Looking back to the past quarter, Cook highlighted that Apple’s Services business (which includes Apple Pay) grew 18%, Apple Watch sales almost doubled compared to last year, and the iPhone grew in a revenue sense, because the iPhone 7 Plus sales were “just off the charts”.
He also explained his comment on how rumours influence the sales of the iPhone, as people are holding back, hoping to get the best yet of the iPhone with the new-generation device. As it turns out, Cook mainly referred to China when he said that people were holding back on buying an iPhone, “because there’s a tendency there to buy the latest thing”. But he quickly added, “although I have to say, the 7 Plus has done extraordinarily well there, and it’s up double-digit from the previous year”.
When asked whether Apple is concerned about people switching to Samsung, Cook said:
“No, we don’t see much of that. We don’t want to see any of that, and we try really hard to retain people by giving them an experience that they really love. That’s our objective. But generally speaking we measure that fairly closely, and we don’t see very much of that. On the switcher side, we were very pleased that we set a record for switchers outside of China for the first six months of this fiscal year. As you know, we start in October and we just finished the first half in March. And we set a record there and we set a record for upgraders across the world. And so this felt really good.”

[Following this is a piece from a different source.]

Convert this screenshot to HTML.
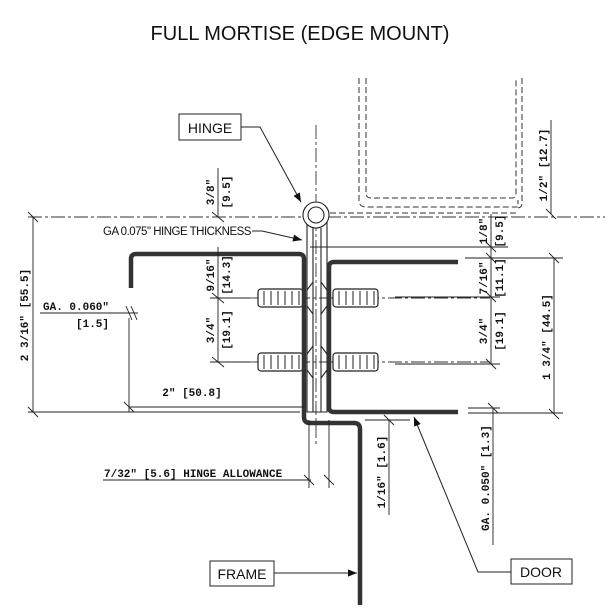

Addressing Cramer’s question about what Apple does to create jobs, Cook said that Apple gives back in job creation: The company employs 80,000 people in the US, (of those 25,000 do R&D), and it has another 6,000 people in a huge facility in Austin, but he also emphasised that Apple is buying from US suppliers, companies that manufacture in the US. He named Corning and 3M as examples. Corning supplies the glass for the iPhone and the iPad. Apple spent $50 billion last year in the US alone, Cook said.